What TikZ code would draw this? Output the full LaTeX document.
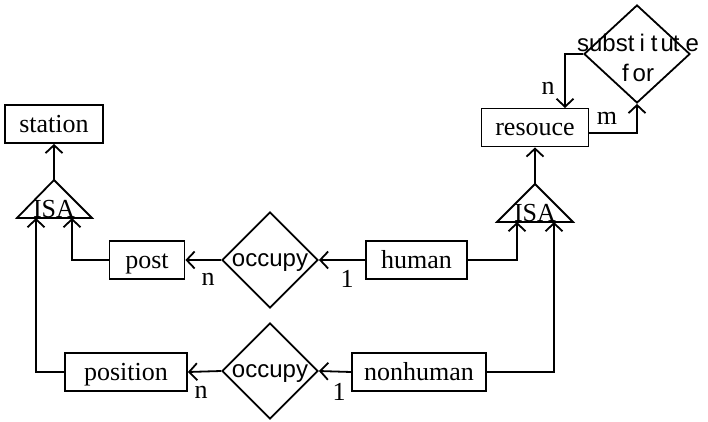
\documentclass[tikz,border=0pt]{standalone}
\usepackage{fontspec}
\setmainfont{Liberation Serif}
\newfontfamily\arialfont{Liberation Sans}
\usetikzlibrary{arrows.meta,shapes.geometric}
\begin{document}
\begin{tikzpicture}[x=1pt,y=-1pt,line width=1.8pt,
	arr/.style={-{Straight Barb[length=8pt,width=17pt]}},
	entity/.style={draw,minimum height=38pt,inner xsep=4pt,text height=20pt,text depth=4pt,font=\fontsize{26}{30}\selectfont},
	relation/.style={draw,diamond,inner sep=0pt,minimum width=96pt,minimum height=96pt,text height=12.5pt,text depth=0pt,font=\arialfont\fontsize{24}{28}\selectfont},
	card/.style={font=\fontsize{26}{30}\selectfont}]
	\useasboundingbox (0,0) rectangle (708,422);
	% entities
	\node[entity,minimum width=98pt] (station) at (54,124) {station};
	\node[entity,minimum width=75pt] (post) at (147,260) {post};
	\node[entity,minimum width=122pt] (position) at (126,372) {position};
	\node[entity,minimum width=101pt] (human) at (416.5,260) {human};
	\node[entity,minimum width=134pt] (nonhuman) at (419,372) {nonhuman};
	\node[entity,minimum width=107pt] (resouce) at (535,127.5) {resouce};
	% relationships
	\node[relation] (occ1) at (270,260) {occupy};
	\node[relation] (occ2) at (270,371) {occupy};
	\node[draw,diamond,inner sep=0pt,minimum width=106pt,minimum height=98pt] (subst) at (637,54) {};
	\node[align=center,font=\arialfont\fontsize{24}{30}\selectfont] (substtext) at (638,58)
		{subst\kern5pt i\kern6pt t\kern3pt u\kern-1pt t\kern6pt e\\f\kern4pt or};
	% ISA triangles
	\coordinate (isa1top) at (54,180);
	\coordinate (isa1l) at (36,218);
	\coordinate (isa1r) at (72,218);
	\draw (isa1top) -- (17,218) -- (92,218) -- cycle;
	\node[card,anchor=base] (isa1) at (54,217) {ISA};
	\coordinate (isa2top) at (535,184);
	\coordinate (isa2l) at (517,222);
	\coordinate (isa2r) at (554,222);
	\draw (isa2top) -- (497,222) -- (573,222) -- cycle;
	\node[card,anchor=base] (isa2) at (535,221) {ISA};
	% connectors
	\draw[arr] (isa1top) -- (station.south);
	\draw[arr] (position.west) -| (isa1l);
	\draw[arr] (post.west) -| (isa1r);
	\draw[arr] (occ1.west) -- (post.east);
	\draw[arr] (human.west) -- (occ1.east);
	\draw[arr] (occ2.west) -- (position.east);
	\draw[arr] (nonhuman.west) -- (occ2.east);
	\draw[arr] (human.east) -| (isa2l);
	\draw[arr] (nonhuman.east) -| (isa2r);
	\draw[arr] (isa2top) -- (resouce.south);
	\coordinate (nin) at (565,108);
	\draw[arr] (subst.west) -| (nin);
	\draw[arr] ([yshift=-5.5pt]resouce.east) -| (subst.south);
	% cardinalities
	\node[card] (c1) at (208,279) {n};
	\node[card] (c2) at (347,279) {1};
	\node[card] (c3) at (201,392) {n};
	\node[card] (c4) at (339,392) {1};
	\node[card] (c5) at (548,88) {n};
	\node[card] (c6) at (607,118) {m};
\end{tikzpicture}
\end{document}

## Exercise instructions
Retype the listing exactly. Pictures do not belong in the copy.

## Final result
What TikZ code would draw this? Output the full LaTeX document.
\documentclass[tikz,border=0pt]{standalone}
\usepackage{fontspec}
\setmainfont{Liberation Serif}
\newfontfamily\arialfont{Liberation Sans}
\usetikzlibrary{arrows.meta,shapes.geometric}
\begin{document}
\begin{tikzpicture}[x=1pt,y=-1pt,line width=1.8pt,
	arr/.style={-{Straight Barb[length=8pt,width=17pt]}},
	entity/.style={draw,minimum height=38pt,inner xsep=4pt,text height=20pt,text depth=4pt,font=\fontsize{26}{30}\selectfont},
	relation/.style={draw,diamond,inner sep=0pt,minimum width=96pt,minimum height=96pt,text height=12.5pt,text depth=0pt,font=\arialfont\fontsize{24}{28}\selectfont},
	card/.style={font=\fontsize{26}{30}\selectfont}]
	\useasboundingbox (0,0) rectangle (708,422);
	% entities
	\node[entity,minimum width=98pt] (station) at (54,124) {station};
	\node[entity,minimum width=75pt] (post) at (147,260) {post};
	\node[entity,minimum width=122pt] (position) at (126,372) {position};
	\node[entity,minimum width=101pt] (human) at (416.5,260) {human};
	\node[entity,minimum width=134pt] (nonhuman) at (419,372) {nonhuman};
	\node[entity,minimum width=107pt] (resouce) at (535,127.5) {resouce};
	% relationships
	\node[relation] (occ1) at (270,260) {occupy};
	\node[relation] (occ2) at (270,371) {occupy};
	\node[draw,diamond,inner sep=0pt,minimum width=106pt,minimum height=98pt] (subst) at (637,54) {};
	\node[align=center,font=\arialfont\fontsize{24}{30}\selectfont] (substtext) at (638,58)
		{subst\kern5pt i\kern6pt t\kern3pt u\kern-1pt t\kern6pt e\\f\kern4pt or};
	% ISA triangles
	\coordinate (isa1top) at (54,180);
	\coordinate (isa1l) at (36,218);
	\coordinate (isa1r) at (72,218);
	\draw (isa1top) -- (17,218) -- (92,218) -- cycle;
	\node[card,anchor=base] (isa1) at (54,217) {ISA};
	\coordinate (isa2top) at (535,184);
	\coordinate (isa2l) at (517,222);
	\coordinate (isa2r) at (554,222);
	\draw (isa2top) -- (497,222) -- (573,222) -- cycle;
	\node[card,anchor=base] (isa2) at (535,221) {ISA};
	% connectors
	\draw[arr] (isa1top) -- (station.south);
	\draw[arr] (position.west) -| (isa1l);
	\draw[arr] (post.west) -| (isa1r);
	\draw[arr] (occ1.west) -- (post.east);
	\draw[arr] (human.west) -- (occ1.east);
	\draw[arr] (occ2.west) -- (position.east);
	\draw[arr] (nonhuman.west) -- (occ2.east);
	\draw[arr] (human.east) -| (isa2l);
	\draw[arr] (nonhuman.east) -| (isa2r);
	\draw[arr] (isa2top) -- (resouce.south);
	\coordinate (nin) at (565,108);
	\draw[arr] (subst.west) -| (nin);
	\draw[arr] ([yshift=-5.5pt]resouce.east) -| (subst.south);
	% cardinalities
	\node[card] (c1) at (208,279) {n};
	\node[card] (c2) at (347,279) {1};
	\node[card] (c3) at (201,392) {n};
	\node[card] (c4) at (339,392) {1};
	\node[card] (c5) at (548,88) {n};
	\node[card] (c6) at (607,118) {m};
\end{tikzpicture}
\end{document}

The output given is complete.